Understanding Battery Power
Battery power tells how fast electrical energy leaves a cell or pack. It is measured in watts. A higher watt value means the battery is delivering energy faster. This calculator helps you estimate that value from common daily electrical data. It accepts voltage and current, energy and time, capacity and runtime, or voltage and resistance. These choices match many bench, field, and design situations.
Why Power Matters
Power is important because every connected load has a demand. Motors, lamps, heaters, inverters, radios, and controllers all draw different amounts. If the demand is too high, voltage may sag. The battery may heat. Runtime may fall quickly. The circuit may become unsafe. By checking watts, you can compare the load with the battery rating and the wiring limits.
Input Methods
The simplest method uses voltage and current. It follows the direct rule, power equals voltage times current. The energy method is useful when a test logs watt hours over a known period. The capacity method gives an average output from amp hours, voltage, and runtime. The resistance method is helpful for simple loads. It can include internal resistance, which estimates heat loss inside the battery.
Losses and Efficiency
A real battery is not perfect. Internal resistance converts some energy into heat. When current rises, this loss increases with the square of current. That is why small resistance can matter during heavy discharge. The calculator shows load power, internal loss, estimated source power, and efficiency when enough information is entered.
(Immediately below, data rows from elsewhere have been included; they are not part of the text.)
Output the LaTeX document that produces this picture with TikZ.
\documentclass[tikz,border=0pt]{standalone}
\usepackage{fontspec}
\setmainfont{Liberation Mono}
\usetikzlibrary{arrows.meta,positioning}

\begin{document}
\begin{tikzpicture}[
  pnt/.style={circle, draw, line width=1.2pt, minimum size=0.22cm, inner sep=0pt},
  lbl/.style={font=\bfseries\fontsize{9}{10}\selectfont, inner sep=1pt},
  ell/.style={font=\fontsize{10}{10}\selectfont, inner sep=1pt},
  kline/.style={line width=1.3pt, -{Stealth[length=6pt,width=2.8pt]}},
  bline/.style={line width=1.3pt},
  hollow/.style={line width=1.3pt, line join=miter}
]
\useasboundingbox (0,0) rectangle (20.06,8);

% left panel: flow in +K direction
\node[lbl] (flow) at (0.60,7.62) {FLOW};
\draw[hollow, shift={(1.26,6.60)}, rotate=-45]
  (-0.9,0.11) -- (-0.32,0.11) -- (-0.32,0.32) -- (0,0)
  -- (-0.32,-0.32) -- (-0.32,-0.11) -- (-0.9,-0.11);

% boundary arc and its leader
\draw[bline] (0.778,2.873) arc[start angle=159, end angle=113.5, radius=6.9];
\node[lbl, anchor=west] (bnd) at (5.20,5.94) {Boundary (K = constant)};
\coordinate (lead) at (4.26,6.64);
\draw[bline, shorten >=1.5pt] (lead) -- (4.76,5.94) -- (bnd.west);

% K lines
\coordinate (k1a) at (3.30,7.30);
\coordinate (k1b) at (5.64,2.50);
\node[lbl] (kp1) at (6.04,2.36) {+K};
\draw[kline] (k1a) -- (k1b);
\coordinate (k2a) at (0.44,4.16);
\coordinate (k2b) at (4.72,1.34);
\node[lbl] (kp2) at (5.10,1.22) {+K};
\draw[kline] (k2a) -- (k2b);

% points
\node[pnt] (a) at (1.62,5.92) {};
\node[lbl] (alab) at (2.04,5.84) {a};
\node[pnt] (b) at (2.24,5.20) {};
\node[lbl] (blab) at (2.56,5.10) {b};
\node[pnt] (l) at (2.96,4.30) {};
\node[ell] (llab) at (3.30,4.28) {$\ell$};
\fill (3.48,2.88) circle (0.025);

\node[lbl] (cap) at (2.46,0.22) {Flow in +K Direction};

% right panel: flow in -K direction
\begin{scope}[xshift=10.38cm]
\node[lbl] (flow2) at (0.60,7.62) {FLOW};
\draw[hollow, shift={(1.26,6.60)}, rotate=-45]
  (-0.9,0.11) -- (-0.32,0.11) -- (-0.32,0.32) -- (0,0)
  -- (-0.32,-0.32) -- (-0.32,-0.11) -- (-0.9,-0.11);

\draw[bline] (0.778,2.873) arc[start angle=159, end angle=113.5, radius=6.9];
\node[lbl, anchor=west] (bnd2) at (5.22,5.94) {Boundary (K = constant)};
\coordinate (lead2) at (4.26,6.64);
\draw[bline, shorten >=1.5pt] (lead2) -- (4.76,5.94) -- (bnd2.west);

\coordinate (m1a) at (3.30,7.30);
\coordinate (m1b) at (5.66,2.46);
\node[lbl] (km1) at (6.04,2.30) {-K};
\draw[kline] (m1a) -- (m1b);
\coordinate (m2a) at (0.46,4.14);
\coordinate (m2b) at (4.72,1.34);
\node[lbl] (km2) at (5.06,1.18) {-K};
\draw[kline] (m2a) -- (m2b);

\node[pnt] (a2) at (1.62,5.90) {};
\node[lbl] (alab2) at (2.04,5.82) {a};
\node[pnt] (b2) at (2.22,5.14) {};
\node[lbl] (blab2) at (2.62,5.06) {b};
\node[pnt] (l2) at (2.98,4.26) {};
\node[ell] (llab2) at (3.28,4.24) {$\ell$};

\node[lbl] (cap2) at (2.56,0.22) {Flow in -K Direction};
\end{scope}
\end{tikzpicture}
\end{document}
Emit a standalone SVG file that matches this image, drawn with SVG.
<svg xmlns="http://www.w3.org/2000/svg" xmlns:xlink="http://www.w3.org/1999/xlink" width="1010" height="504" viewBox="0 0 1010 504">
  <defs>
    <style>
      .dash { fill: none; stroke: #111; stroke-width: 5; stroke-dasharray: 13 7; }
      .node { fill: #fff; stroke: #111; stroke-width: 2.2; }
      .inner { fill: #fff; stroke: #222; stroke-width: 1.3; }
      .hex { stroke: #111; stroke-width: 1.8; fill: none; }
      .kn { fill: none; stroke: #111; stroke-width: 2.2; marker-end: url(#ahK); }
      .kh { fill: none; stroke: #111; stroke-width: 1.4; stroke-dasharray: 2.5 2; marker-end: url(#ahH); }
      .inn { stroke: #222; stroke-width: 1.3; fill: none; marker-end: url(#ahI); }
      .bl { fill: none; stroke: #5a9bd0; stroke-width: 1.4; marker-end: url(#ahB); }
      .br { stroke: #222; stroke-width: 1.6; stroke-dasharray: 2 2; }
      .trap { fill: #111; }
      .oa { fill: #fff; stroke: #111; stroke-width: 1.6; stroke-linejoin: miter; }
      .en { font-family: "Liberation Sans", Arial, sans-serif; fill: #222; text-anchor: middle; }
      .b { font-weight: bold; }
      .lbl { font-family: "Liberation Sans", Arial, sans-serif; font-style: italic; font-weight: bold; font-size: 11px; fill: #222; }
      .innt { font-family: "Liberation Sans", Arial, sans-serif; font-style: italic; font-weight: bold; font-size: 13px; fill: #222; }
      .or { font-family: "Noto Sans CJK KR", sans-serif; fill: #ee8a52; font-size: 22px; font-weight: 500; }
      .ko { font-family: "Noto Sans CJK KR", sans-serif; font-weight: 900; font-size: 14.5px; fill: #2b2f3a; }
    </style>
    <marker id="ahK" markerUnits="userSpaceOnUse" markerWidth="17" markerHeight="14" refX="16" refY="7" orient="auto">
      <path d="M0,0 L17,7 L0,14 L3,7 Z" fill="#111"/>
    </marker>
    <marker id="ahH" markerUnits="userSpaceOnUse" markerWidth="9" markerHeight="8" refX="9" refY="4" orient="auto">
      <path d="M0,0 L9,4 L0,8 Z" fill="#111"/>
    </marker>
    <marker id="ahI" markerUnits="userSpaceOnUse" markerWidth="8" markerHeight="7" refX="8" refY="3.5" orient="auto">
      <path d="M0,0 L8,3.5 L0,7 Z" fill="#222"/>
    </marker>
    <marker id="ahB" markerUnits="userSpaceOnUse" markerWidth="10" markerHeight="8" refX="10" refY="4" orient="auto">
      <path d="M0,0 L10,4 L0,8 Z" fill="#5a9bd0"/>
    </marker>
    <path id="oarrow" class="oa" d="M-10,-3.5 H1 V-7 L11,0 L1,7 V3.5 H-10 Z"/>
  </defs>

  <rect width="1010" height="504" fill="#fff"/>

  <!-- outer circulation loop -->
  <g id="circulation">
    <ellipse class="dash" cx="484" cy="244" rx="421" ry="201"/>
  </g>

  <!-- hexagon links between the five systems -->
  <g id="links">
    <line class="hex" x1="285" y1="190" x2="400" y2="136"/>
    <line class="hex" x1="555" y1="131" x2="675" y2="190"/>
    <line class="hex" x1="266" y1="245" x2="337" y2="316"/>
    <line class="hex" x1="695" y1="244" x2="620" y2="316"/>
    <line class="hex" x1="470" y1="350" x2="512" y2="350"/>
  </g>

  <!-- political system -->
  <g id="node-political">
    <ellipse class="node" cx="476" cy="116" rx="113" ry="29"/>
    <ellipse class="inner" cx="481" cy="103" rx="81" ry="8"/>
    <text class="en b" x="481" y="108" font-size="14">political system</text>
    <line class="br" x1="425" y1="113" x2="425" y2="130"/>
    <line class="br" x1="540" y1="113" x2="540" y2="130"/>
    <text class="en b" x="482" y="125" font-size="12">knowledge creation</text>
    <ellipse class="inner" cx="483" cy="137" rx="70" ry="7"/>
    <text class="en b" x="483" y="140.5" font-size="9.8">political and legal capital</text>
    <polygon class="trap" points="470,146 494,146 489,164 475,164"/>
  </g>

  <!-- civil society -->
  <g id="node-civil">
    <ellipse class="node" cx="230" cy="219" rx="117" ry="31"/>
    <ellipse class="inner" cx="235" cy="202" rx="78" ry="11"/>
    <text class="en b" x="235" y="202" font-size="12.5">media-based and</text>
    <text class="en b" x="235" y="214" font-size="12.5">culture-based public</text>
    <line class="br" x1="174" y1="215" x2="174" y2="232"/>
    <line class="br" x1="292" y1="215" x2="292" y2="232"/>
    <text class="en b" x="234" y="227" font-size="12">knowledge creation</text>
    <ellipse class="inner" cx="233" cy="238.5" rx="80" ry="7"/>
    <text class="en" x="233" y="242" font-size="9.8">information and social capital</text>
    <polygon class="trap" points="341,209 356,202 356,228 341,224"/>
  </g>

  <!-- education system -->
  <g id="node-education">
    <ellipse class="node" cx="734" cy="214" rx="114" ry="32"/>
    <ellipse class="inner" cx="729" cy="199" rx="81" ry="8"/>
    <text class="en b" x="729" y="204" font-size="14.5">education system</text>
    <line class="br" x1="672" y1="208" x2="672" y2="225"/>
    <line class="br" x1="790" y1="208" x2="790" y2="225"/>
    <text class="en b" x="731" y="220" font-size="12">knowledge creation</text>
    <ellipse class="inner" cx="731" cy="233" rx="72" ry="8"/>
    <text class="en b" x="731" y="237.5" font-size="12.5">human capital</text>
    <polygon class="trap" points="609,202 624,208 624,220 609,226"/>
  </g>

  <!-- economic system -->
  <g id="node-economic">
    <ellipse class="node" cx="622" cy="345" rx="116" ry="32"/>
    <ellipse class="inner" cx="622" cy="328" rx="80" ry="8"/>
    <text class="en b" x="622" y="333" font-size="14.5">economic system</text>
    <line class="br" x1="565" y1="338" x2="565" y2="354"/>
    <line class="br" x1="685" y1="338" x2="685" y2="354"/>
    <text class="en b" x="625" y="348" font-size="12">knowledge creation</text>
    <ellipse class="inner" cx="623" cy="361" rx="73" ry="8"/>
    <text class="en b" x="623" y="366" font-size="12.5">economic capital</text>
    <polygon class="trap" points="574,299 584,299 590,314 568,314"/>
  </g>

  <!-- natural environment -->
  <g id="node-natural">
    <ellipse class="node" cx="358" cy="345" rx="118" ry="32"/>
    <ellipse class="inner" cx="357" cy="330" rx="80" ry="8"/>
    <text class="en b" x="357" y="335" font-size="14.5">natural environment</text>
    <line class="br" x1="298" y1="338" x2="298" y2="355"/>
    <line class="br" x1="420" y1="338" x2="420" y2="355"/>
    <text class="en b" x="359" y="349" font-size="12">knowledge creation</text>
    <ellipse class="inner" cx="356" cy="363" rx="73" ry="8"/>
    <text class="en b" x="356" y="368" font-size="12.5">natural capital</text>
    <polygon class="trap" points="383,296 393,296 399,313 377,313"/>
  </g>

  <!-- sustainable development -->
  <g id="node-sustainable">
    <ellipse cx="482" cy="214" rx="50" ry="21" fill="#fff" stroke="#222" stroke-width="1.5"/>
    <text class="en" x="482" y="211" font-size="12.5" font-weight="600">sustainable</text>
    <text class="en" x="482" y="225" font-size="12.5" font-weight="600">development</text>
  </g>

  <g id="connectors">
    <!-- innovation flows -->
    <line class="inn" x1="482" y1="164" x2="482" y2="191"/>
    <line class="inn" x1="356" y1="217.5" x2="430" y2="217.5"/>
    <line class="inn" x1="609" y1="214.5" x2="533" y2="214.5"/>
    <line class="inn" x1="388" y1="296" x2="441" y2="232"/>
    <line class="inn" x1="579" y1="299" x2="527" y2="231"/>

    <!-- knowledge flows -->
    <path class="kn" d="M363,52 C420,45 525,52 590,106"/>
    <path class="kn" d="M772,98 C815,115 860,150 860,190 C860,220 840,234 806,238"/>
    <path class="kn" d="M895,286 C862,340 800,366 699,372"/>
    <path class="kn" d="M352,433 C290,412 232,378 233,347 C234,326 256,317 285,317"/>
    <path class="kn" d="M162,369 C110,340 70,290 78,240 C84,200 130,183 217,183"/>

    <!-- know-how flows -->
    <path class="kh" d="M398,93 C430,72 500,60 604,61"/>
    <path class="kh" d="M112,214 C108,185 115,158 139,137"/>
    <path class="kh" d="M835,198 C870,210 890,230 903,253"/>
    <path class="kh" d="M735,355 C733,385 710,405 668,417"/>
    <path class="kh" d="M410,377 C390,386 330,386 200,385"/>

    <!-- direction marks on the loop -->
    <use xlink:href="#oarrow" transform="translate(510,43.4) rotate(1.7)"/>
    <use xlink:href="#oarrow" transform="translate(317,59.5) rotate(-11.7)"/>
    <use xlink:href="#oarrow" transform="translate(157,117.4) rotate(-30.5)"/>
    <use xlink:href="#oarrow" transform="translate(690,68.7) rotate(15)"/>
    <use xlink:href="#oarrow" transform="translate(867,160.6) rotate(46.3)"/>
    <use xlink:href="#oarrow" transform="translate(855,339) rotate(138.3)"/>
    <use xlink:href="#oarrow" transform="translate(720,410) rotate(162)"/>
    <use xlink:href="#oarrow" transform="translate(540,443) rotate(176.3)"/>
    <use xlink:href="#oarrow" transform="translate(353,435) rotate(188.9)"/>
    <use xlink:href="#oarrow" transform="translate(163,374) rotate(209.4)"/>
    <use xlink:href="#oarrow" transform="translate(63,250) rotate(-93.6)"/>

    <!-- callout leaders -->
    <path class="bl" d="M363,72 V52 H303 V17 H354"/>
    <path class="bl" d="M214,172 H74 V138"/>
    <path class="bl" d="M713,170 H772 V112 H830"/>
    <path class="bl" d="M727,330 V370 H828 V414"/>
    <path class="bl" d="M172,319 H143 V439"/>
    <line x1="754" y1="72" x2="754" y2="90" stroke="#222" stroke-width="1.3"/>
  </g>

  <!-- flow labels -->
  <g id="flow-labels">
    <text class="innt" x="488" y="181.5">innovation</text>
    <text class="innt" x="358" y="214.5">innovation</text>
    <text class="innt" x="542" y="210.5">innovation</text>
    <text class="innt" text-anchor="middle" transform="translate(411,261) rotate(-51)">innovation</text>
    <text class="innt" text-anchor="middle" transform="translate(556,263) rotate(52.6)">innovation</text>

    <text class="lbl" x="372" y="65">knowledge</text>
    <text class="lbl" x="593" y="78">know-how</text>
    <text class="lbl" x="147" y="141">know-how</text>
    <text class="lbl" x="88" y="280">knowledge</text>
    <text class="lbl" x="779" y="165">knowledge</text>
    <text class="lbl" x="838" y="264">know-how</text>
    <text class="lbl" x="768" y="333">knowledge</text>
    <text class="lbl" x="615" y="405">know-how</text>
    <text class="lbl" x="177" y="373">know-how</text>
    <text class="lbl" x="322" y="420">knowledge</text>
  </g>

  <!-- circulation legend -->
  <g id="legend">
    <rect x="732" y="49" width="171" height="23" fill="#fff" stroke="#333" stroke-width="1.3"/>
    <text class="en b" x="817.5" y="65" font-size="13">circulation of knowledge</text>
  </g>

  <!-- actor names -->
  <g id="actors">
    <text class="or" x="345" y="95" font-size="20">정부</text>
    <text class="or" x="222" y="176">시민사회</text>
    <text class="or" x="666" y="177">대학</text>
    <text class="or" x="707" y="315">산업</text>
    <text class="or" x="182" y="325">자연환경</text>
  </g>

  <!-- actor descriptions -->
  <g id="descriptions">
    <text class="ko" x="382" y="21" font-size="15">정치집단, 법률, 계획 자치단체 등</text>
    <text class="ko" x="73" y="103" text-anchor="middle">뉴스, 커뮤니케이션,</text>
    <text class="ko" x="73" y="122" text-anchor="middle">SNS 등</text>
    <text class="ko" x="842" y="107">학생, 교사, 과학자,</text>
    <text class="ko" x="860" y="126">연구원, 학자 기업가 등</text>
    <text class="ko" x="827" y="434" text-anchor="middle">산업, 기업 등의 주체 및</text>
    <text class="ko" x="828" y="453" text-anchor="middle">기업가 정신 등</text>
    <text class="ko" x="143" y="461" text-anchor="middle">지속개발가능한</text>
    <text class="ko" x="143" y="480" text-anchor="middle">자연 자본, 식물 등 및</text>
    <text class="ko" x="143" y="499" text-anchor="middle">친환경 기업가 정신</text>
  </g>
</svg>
These values help you judge stress on the battery.
Practical Use
Use measured values when possible. Nominal voltage is fine for planning, but live terminal voltage gives better results. Enter current from a meter, load resistance from a datasheet, or energy from a test record. For battery packs, use total pack voltage and pack capacity. Do not mix cell values with pack values unless you understand the series and parallel arrangement.
Better Decisions
Power estimates support safer design. They help size fuses, wires, converters, chargers, and enclosures. They also help compare batteries for backup systems, portable tools, and hobby electronics. Always keep margin. A battery that barely meets the calculated load may perform poorly when cold, old, or partly discharged.